— Request —
Leave the pictures out. Retype exactly the lines below from the one containing "Reproduce this chart with matplotlib." through the one containing "fig = plt.figure(figsize=(W", and no others.

— Source records —
________________

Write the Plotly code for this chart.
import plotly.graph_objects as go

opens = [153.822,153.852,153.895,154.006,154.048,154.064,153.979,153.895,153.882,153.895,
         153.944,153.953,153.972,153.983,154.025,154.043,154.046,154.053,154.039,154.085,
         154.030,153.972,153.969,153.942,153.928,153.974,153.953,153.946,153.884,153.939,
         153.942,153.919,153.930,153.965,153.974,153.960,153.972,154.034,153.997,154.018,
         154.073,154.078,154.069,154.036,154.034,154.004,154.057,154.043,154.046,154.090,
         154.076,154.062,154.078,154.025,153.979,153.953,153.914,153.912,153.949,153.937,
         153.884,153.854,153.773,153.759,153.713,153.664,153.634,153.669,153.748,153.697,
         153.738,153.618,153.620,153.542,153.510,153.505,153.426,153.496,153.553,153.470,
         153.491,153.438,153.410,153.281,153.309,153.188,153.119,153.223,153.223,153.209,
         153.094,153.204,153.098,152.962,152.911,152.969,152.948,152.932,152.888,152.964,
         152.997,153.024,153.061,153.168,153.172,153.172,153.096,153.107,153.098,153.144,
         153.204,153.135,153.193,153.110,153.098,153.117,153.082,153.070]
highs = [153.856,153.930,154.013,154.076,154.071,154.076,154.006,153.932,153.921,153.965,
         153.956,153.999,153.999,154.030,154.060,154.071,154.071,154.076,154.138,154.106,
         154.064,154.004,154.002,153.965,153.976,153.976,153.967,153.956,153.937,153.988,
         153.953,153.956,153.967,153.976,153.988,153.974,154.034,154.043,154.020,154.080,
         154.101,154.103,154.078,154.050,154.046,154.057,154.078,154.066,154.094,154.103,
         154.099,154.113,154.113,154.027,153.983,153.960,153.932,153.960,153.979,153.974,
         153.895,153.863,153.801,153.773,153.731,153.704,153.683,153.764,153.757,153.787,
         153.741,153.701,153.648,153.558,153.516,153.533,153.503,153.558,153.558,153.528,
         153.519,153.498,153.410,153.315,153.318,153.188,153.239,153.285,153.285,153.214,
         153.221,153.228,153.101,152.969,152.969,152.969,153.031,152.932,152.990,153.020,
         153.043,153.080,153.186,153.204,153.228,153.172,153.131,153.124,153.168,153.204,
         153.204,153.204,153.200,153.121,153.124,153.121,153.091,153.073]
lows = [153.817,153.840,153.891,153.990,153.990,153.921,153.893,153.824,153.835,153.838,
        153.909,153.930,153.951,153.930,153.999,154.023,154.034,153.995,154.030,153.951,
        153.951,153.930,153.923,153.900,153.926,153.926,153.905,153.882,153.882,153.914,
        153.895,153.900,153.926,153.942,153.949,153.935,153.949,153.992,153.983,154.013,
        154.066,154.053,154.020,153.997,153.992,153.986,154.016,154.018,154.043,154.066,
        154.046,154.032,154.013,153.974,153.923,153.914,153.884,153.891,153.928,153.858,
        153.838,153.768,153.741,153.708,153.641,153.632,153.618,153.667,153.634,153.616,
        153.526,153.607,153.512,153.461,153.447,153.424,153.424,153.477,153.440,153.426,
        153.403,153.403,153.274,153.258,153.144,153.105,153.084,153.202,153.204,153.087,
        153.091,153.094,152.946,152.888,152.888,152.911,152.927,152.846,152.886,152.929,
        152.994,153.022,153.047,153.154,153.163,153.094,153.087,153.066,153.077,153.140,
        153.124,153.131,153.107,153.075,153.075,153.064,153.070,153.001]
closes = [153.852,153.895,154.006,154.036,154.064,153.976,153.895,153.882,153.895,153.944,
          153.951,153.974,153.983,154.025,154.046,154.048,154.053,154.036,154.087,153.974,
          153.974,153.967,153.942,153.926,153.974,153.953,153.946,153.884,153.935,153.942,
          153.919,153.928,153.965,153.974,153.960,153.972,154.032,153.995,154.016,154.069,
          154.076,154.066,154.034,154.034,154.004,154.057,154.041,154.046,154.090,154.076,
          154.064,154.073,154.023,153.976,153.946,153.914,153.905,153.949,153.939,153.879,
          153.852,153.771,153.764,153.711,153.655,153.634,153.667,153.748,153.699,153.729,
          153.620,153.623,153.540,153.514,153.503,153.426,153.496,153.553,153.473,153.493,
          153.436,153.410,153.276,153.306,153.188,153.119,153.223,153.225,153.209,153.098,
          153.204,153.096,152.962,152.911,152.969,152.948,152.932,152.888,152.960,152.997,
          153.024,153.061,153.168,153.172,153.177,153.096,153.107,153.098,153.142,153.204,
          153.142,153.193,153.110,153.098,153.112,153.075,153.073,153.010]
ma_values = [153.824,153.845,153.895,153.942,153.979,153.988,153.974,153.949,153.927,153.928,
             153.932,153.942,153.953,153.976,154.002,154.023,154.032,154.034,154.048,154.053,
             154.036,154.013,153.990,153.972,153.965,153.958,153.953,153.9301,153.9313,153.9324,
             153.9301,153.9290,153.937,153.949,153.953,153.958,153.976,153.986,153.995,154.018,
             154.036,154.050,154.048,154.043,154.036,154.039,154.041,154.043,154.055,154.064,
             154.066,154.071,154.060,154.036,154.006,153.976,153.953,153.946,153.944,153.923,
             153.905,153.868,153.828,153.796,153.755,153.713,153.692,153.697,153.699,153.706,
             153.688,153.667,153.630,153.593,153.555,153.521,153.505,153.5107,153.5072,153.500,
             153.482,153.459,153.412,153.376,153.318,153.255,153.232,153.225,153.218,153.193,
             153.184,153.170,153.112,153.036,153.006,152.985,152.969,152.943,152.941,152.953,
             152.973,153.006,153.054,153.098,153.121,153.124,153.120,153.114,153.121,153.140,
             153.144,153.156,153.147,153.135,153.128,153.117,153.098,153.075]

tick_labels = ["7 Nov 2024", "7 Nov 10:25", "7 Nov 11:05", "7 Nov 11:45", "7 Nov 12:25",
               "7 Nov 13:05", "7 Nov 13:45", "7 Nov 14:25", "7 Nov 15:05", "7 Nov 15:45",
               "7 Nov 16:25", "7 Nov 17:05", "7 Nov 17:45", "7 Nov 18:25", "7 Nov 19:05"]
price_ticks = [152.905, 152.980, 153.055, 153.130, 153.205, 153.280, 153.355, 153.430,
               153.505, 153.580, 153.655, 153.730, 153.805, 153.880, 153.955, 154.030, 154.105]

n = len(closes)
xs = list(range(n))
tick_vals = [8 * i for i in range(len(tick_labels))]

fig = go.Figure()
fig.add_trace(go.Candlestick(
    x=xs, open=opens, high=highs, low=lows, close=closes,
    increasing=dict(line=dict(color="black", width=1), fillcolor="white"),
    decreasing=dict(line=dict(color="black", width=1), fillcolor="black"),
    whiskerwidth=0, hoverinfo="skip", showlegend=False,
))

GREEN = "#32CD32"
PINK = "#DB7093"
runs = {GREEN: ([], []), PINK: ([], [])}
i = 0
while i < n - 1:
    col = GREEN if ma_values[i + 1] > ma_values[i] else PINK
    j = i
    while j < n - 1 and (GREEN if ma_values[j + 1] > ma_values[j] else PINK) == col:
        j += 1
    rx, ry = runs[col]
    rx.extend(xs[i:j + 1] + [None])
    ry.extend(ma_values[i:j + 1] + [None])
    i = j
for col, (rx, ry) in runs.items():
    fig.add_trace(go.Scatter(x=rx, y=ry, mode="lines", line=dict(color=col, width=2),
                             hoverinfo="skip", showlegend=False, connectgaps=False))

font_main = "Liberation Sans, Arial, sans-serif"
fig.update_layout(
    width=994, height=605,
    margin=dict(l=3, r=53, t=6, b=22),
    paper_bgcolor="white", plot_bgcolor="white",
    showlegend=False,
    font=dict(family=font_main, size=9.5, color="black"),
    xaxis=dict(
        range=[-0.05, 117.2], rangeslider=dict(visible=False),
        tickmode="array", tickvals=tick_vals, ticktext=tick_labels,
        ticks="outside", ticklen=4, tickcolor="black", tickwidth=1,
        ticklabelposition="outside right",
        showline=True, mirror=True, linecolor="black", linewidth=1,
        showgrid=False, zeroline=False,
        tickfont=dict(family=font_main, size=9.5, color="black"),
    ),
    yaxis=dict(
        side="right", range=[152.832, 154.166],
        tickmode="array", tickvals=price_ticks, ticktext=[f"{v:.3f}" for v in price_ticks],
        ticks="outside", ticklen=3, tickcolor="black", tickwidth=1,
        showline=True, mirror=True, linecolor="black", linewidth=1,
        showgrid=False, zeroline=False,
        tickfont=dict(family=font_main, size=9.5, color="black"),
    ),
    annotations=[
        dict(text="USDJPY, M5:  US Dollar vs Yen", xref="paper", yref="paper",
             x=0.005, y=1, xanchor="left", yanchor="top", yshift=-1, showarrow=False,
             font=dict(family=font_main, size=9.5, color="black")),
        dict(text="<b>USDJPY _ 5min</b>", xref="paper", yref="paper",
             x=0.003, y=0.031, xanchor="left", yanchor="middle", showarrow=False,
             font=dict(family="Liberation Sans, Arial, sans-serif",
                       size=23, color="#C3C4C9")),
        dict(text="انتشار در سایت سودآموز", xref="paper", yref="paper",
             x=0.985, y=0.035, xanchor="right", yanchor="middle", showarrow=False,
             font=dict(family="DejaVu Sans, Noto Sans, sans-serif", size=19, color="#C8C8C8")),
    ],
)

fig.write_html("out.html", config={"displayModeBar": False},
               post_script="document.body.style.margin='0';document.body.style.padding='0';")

________________

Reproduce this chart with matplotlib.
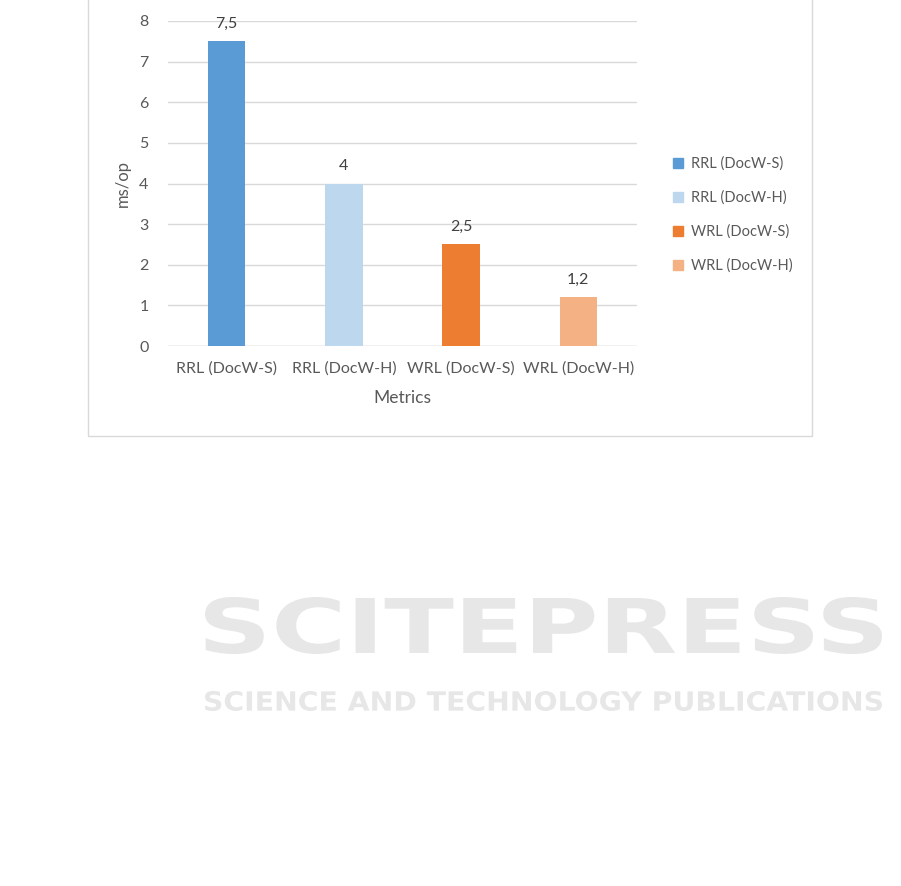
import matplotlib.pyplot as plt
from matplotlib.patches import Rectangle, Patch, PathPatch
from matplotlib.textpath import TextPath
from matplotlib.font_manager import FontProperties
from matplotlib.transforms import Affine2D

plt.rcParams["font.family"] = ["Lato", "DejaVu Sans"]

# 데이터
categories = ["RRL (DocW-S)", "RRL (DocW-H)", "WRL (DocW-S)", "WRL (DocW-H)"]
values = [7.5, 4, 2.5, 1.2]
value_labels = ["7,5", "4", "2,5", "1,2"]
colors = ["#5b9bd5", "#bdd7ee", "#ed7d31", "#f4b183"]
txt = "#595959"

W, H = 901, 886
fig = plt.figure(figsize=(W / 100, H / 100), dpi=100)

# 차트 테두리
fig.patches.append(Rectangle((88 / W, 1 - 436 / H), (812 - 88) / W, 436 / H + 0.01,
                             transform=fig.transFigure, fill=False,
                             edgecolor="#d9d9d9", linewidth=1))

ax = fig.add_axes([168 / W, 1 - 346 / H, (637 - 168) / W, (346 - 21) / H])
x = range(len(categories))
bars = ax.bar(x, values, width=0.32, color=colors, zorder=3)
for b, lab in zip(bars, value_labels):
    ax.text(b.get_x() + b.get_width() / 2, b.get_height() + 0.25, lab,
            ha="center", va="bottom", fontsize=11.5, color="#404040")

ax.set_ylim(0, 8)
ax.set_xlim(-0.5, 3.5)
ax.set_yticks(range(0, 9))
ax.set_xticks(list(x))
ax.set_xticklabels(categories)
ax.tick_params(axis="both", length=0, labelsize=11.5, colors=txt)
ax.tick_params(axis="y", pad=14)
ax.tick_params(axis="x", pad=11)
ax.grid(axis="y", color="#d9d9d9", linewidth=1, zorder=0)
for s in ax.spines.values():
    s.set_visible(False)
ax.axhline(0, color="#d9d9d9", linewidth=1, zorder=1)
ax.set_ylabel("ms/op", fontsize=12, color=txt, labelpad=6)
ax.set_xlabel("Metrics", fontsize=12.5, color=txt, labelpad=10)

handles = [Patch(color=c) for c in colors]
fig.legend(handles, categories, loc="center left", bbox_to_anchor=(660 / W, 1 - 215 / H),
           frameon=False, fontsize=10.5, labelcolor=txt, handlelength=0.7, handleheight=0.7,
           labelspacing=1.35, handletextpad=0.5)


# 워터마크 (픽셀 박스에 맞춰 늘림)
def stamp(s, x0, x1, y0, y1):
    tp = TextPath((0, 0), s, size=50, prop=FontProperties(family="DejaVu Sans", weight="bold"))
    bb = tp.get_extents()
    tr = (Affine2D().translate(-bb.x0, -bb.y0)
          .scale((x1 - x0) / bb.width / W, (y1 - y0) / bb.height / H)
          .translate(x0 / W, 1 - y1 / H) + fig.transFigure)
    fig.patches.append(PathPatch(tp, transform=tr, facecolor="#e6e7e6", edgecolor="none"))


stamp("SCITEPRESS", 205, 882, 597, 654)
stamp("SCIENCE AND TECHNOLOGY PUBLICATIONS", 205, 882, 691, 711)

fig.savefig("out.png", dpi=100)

________________

— Final answer —
Reproduce this chart with matplotlib.
import matplotlib.pyplot as plt
from matplotlib.patches import Rectangle, Patch, PathPatch
from matplotlib.textpath import TextPath
from matplotlib.font_manager import FontProperties
from matplotlib.transforms import Affine2D

plt.rcParams["font.family"] = ["Lato", "DejaVu Sans"]

# 데이터
categories = ["RRL (DocW-S)", "RRL (DocW-H)", "WRL (DocW-S)", "WRL (DocW-H)"]
values = [7.5, 4, 2.5, 1.2]
value_labels = ["7,5", "4", "2,5", "1,2"]
colors = ["#5b9bd5", "#bdd7ee", "#ed7d31", "#f4b183"]
txt = "#595959"

W, H = 901, 886
fig = plt.figure(figsize=(W / 100, H / 100), dpi=100)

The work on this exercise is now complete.